Therapeutic Approach
Study after study shows the single most important predictor of successful outcomes is the strength of the therapeutic alliance. Having a therapeutic alliance means that the therapist and client work together to achieve the goals of therapy. I have expertise in several approaches to therapy and what I’m really good at asking the right questions, with the right timing, in ways that spark insights in my clients. My clients bring the experts of living their own lives; they all have an innate wisdom that carried them through difficult times. Much of what I do is to help clients reconnect to wisdom that they already have.
Much of the work that I do, in both couples therapy and individual therapy, involves working with attachment styles. Attachment styles result from early life experience and often include memories that were formed before we were fully verbal. As a result, much of what comes up in therapy has no story attached to it. We know what we feel, but we don’t why we are feeling it. And, in some cases, we aren’t even aware of exactly what we’re feeling.

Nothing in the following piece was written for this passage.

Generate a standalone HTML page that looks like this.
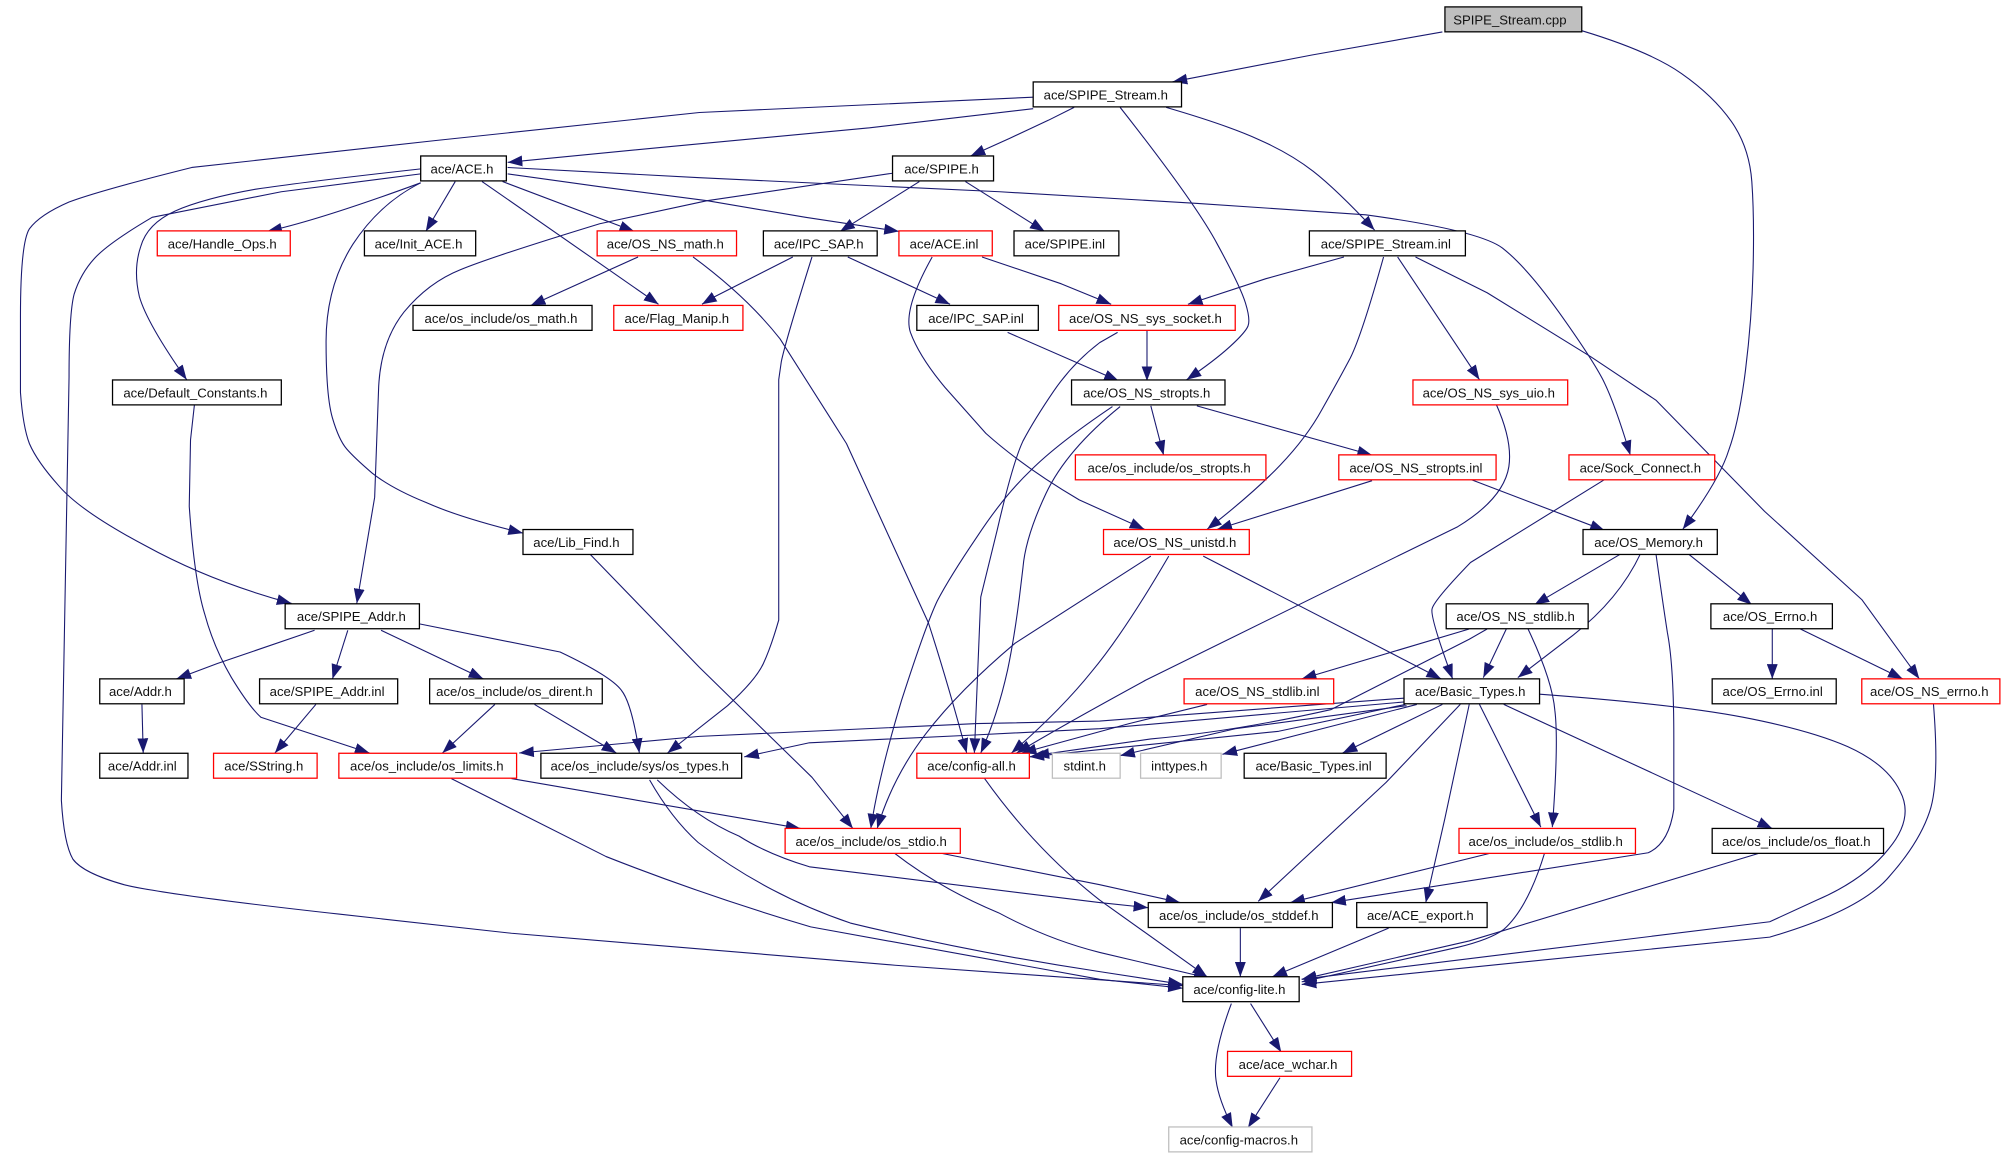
<!DOCTYPE html>
<html><head><meta charset="utf-8"><style>
html,body{margin:0;padding:0;background:#fff}
svg{display:block}
text{font-family:"Liberation Sans",sans-serif;font-size:10.3px;text-anchor:middle;fill:#111;transform:translate(-1.2px,0)}
.e path{fill:none;stroke:#191970;stroke-width:.85;stroke-linejoin:round;marker-end:url(#a)}
.n rect{fill:#fff;stroke:#000;stroke-width:1}
.n rect.r{stroke:#f00}
.n rect.g{stroke:#bfbfbf}
.n rect.c{fill:#bfbfbf}
</style></head><body>
<svg xmlns="http://www.w3.org/2000/svg" width="2005" height="1157" viewBox="0 0 1568 905" preserveAspectRatio="none">
<defs><marker id="a" markerUnits="userSpaceOnUse" markerWidth="11.5" markerHeight="8.5" refX="11.5" refY="4.25" orient="auto"><path d="M0,0L11.5,4.25L0,8.5z" fill="#191970"/></marker></defs>
<g class="e">
<path d="M1128,25L1026,43L917,64"/>
<path d="M1237,24Q1290,40 1315,57.5Q1340,75 1354,95Q1368,115 1370,142Q1372,170 1371,210Q1370,250 1365,290Q1360,330 1352,352Q1345,375 1316,414"/>
<path d="M808,76L547,88L340,110L150,131Q78,149 54,158Q31,168 23,179Q16,190 16,248L16,307Q18,334 23,347Q29,361 46,380Q63,400 114,427Q165,455 228,472"/>
<path d="M808,85L680,100L520,115L397,127"/>
<path d="M840,84L820,94L790,108L759,122"/>
<path d="M876,84Q935,159 952,191Q970,224 974,237Q978,250 976,255Q974,260 962,271Q950,282 928,297"/>
<path d="M912,84Q960,98 984,109Q1009,120 1027,134Q1045,148 1075,180"/>
<path d="M330,132Q240,142 200,148Q160,155 137,165Q115,175 110,193Q104,211 109,232Q115,253 146,297"/>
<path d="M329,136L220,150L119,170Q85,190 74,202Q63,214 58,230Q54,245 54,295L48,626Q50,660 57,672Q65,683 97,692Q130,700 265,715L400,730L700,755L925,771"/>
<path d="M329,143Q250,172 209,181"/>
<path d="M356,142L333,181"/>
<path d="M329,143Q297,159 276,191Q255,224 255,267Q255,310 260,327Q265,344 271,351Q277,358 291,370Q306,382 333,393Q360,405 409,417"/>
<path d="M393,142L496,181"/>
<path d="M377,142L515,238"/>
<path d="M397,136L469,146L553,157L630,170L703,181"/>
<path d="M397,131L547,139L782,150L935,159L1068,168Q1156,180 1175,194Q1194,209 1219,244Q1244,279 1253,296Q1262,313 1275,356"/>
<path d="M698,135.500L553,157L469,175Q384,201 360,211Q335,221 316,244Q297,268 296,306L293,389L279,472"/>
<path d="M719,142L657,181"/>
<path d="M755,142L817,181"/>
<path d="M499,201L415,239"/>
<path d="M542,201Q584,232 610,265L650,328L662,347L726,487Q740,530 756,589"/>
<path d="M1051,201L990,218L929,238"/>
<path d="M1082,201Q1065,262 1056,280Q1047,297 1034,320Q1022,342 1001,364Q980,386 944,414"/>
<path d="M1093,201L1157,297"/>
<path d="M1107,201L1163,229L1244,279L1295,313L1380,400L1456,469L1501,531"/>
<path d="M768,201L830,222L869,238"/>
<path d="M729,201Q706,242 712,260Q719,279 739,303L771,339Q800,365 844,391L895,414"/>
<path d="M620,201L559,232L549,238"/>
<path d="M663,201L743,238"/>
<path d="M635,201Q614,268 611,283L609,297L609,485Q603,506 597,519Q591,532 569,552L522,589"/>
<path d="M788,260L875,298"/>
<path d="M897,258L897,298"/>
<path d="M874,260L860,268Q839,284 824,306Q809,328 800,345Q792,362 780,414L767,467L762,589"/>
<path d="M900,317.500L910,356"/>
<path d="M936,317.500L1073,356"/>
<path d="M876,318Q834,352 818,386Q802,420 800,444L797,469Q793,500 788,524Q780,560 767,589"/>
<path d="M870,318Q827,347 806,368Q785,388 764,420Q743,451 733,470Q724,489 705,548Q687,608 681,648"/>
<path d="M461,433L547,522L635,608L667,648"/>
<path d="M1073,376L952,414"/>
<path d="M1150,375L1255,415"/>
<path d="M941,435L1127,531"/>
<path d="M914,435Q879,495 854,525Q830,555 791,589"/>
<path d="M900,435L794,503Q750,540 724,574Q698,608 686,648"/>
<path d="M1170,316Q1183,345 1180,365Q1176,390 1140,412L1095,434L896,532Q830,568 795,589"/>
<path d="M944,551L883,566L799,589"/>
<path d="M1163,492L1149,500L1041,555Q966,572 900,578L809,591"/>
<path d="M1178,492L1160,530"/>
<path d="M1149,492L1018,531"/>
<path d="M1195,492Q1214,532 1216,556Q1219,581 1214,647"/>
<path d="M1283,433Q1266,469 1230,497L1187,530"/>
<path d="M1295,433Q1300,469 1304,495Q1309,521 1309,577L1309,633Q1305,660 1289,667L1041,706"/>
<path d="M1268,433L1200,473"/>
<path d="M1320,433L1370,473"/>
<path d="M1255,375L1150,440Q1122,469 1120,476Q1118,482 1136,531"/>
<path d="M1386,492L1386,531"/>
<path d="M1408,492L1488,531"/>
<path d="M1099,546L860,564L764,566L547,576L406,589"/>
<path d="M1099,549L860,570L760,575L633,581L582,592"/>
<path d="M1100,552L966,570L876,591"/>
<path d="M1099,551L1000,572L805,592"/>
<path d="M1108,551L956,590"/>
<path d="M1128,551L1050,589"/>
<path d="M1142,551L1084,612L984,705"/>
<path d="M1149,551L1130,640L1115,706"/>
<path d="M1157,551L1205,647"/>
<path d="M1176,551L1386,648"/>
<path d="M1204,543Q1311,551 1363,561Q1415,571 1445,584Q1476,598 1486,619Q1497,640 1477,664Q1458,688 1421,704L1384,721L1018,766"/>
<path d="M1512,550Q1517,612 1509,635Q1501,659 1478,685Q1456,712 1384,733L1018,770"/>
<path d="M246,493L170,519L138,531"/>
<path d="M272,493L260,531"/>
<path d="M298,493L378,531"/>
<path d="M328,488L438,510Q478,529 486,540Q494,550 500,589"/>
<path d="M111,551L112,589"/>
<path d="M247,551L215,589"/>
<path d="M387,551L346,589"/>
<path d="M418,551L482,589"/>
<path d="M152,317L149,344L148,396Q152,454 160,480Q167,506 181,530Q195,553 204,561L289,589"/>
<path d="M400,609L626,648"/>
<path d="M353,609L474,670Q550,700 634,725L860,766L925,773"/>
<path d="M508,610Q525,640 546,659Q600,700 665,722Q760,745 860,760L925,770"/>
<path d="M514,610Q545,640 578,654Q600,668 633,678L860,706L898,710"/>
<path d="M734,667L860,692L923,706"/>
<path d="M699,667Q735,695 781,714Q820,735 860,745L945,765"/>
<path d="M770,609Q810,665 860,704L944,764"/>
<path d="M970,726L970,764"/>
<path d="M1086,726L995,764"/>
<path d="M1167,667L1009,706"/>
<path d="M1208,667Q1195,710 1176,727Q1165,735 1140,741L1018,768"/>
<path d="M1377,667L1149,736L1018,766"/>
<path d="M978,785L1002,823"/>
<path d="M963,785Q948,825 951,845Q953,860 964,882"/>
<path d="M1001,843L976,882"/>
</g>
<g class="n">
<rect class="c" x="1130" y="5.4" width="107" height="19.5"/><text x="1182" y="19">SPIPE_Stream.cpp</text>
<rect x="808" y="64.1" width="116" height="19.5"/><text x="866" y="77.7">ace/SPIPE_Stream.h</text>
<rect x="329" y="122" width="67" height="19.5"/><text x="362.5" y="135.6">ace/ACE.h</text>
<rect x="698" y="122" width="79" height="19.5"/><text x="737.5" y="135.6">ace/SPIPE.h</text>
<rect class="r" x="123" y="180.6" width="104" height="19.5"/><text x="175" y="194.2">ace/Handle_Ops.h</text>
<rect x="285" y="180.6" width="87" height="19.5"/><text x="328.5" y="194.2">ace/Init_ACE.h</text>
<rect class="r" x="467" y="180.6" width="109" height="19.5"/><text x="521.5" y="194.2">ace/OS_NS_math.h</text>
<rect x="597" y="180.6" width="89" height="19.5"/><text x="641.5" y="194.2">ace/IPC_SAP.h</text>
<rect class="r" x="703" y="180.6" width="73" height="19.5"/><text x="739.5" y="194.2">ace/ACE.inl</text>
<rect x="793" y="180.6" width="82" height="19.5"/><text x="834" y="194.2">ace/SPIPE.inl</text>
<rect x="1024" y="180.6" width="122" height="19.5"/><text x="1085" y="194.2">ace/SPIPE_Stream.inl</text>
<rect x="323" y="238.9" width="140" height="19.5"/><text x="393" y="252.5">ace/os_include/os_math.h</text>
<rect class="r" x="480" y="238.9" width="101" height="19.5"/><text x="530.5" y="252.5">ace/Flag_Manip.h</text>
<rect x="717" y="238.9" width="95" height="19.5"/><text x="764.5" y="252.5">ace/IPC_SAP.inl</text>
<rect class="r" x="828" y="238.9" width="138" height="19.5"/><text x="897" y="252.5">ace/OS_NS_sys_socket.h</text>
<rect x="88" y="297.2" width="132" height="19.5"/><text x="154" y="310.8">ace/Default_Constants.h</text>
<rect x="838" y="297.2" width="120" height="19.5"/><text x="898" y="310.8">ace/OS_NS_stropts.h</text>
<rect class="r" x="1105" y="297.2" width="121" height="19.5"/><text x="1165.5" y="310.8">ace/OS_NS_sys_uio.h</text>
<rect class="r" x="841" y="355.8" width="149" height="19.5"/><text x="915.5" y="369.4">ace/os_include/os_stropts.h</text>
<rect class="r" x="1047" y="355.8" width="123" height="19.5"/><text x="1108.5" y="369.4">ace/OS_NS_stropts.inl</text>
<rect class="r" x="1227" y="355.8" width="114" height="19.5"/><text x="1284" y="369.4">ace/Sock_Connect.h</text>
<rect x="409" y="414.2" width="86" height="19.5"/><text x="452" y="427.8">ace/Lib_Find.h</text>
<rect class="r" x="863" y="414.2" width="114" height="19.5"/><text x="920" y="427.8">ace/OS_NS_unistd.h</text>
<rect x="1238" y="414.2" width="105" height="19.5"/><text x="1290.5" y="427.8">ace/OS_Memory.h</text>
<rect x="223" y="472.3" width="105" height="19.5"/><text x="276" y="485.9">ace/SPIPE_Addr.h</text>
<rect x="1131" y="472.3" width="111" height="19.5"/><text x="1186.5" y="485.9">ace/OS_NS_stdlib.h</text>
<rect x="1338" y="472.3" width="95" height="19.5"/><text x="1385.5" y="485.9">ace/OS_Errno.h</text>
<rect x="78" y="531" width="66" height="19.5"/><text x="111" y="544.6">ace/Addr.h</text>
<rect x="203" y="531" width="108" height="19.5"/><text x="257" y="544.6">ace/SPIPE_Addr.inl</text>
<rect x="336" y="531" width="135" height="19.5"/><text x="403.5" y="544.6">ace/os_include/os_dirent.h</text>
<rect class="r" x="926" y="531" width="117" height="19.5"/><text x="984.5" y="544.6">ace/OS_NS_stdlib.inl</text>
<rect x="1098" y="531" width="106" height="19.5"/><text x="1151" y="544.6">ace/Basic_Types.h</text>
<rect x="1339" y="531" width="97" height="19.5"/><text x="1387.5" y="544.6">ace/OS_Errno.inl</text>
<rect class="r" x="1456" y="531" width="108" height="19.5"/><text x="1510" y="544.6">ace/OS_NS_errno.h</text>
<rect x="78" y="589.2" width="69" height="19.5"/><text x="112.5" y="602.8">ace/Addr.inl</text>
<rect class="r" x="167" y="589.2" width="81" height="19.5"/><text x="207.5" y="602.8">ace/SString.h</text>
<rect class="r" x="265" y="589.2" width="139" height="19.5"/><text x="335" y="602.8">ace/os_include/os_limits.h</text>
<rect x="423" y="589.2" width="157" height="19.5"/><text x="501.5" y="602.8">ace/os_include/sys/os_types.h</text>
<rect class="r" x="717" y="589.2" width="88" height="19.5"/><text x="761" y="602.8">ace/config-all.h</text>
<rect class="g" x="823" y="589.2" width="53" height="19.5"/><text x="849.5" y="602.8">stdint.h</text>
<rect class="g" x="892" y="589.2" width="63" height="19.5"/><text x="923.5" y="602.8">inttypes.h</text>
<rect x="973" y="589.2" width="111" height="19.5"/><text x="1028.5" y="602.8">ace/Basic_Types.inl</text>
<rect class="r" x="614" y="648" width="137" height="19.5"/><text x="682.5" y="661.6">ace/os_include/os_stdio.h</text>
<rect class="r" x="1141" y="648" width="138" height="19.5"/><text x="1210" y="661.6">ace/os_include/os_stdlib.h</text>
<rect x="1339" y="648" width="134" height="19.5"/><text x="1406" y="661.6">ace/os_include/os_float.h</text>
<rect x="898" y="706" width="144" height="19.5"/><text x="970" y="719.6">ace/os_include/os_stddef.h</text>
<rect x="1061" y="706" width="102" height="19.5"/><text x="1112" y="719.6">ace/ACE_export.h</text>
<rect x="925" y="764" width="91" height="19.5"/><text x="970.5" y="777.6">ace/config-lite.h</text>
<rect class="r" x="960" y="822.4" width="97" height="19.5"/><text x="1008.5" y="836">ace/ace_wchar.h</text>
<rect class="g" x="914" y="881.5" width="112" height="19.5"/><text x="970" y="895.1">ace/config-macros.h</text>
</g>
</svg>
</body></html>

I believe that therapy needs to engage the smartest parts of our brain, including the pre-frontal cortex and the most ancient parts of our brain (the limbic brain, sometimes referred to as our lizard brain) to be truly effective. The smart part of our brain responds to information and logic. The limbic brain responds to sensation and metaphor and regulates how safe we feel in the world. My education and aspects of my PACT training engage the smart parts of the brain while other aspects of PACT training, SE and NLP training, and my training as a shamanic healer engage the limbic brain. One of the areas where NLP and PACT training intersect is working with individual clients to learn how to communicate better with someone else in their lives.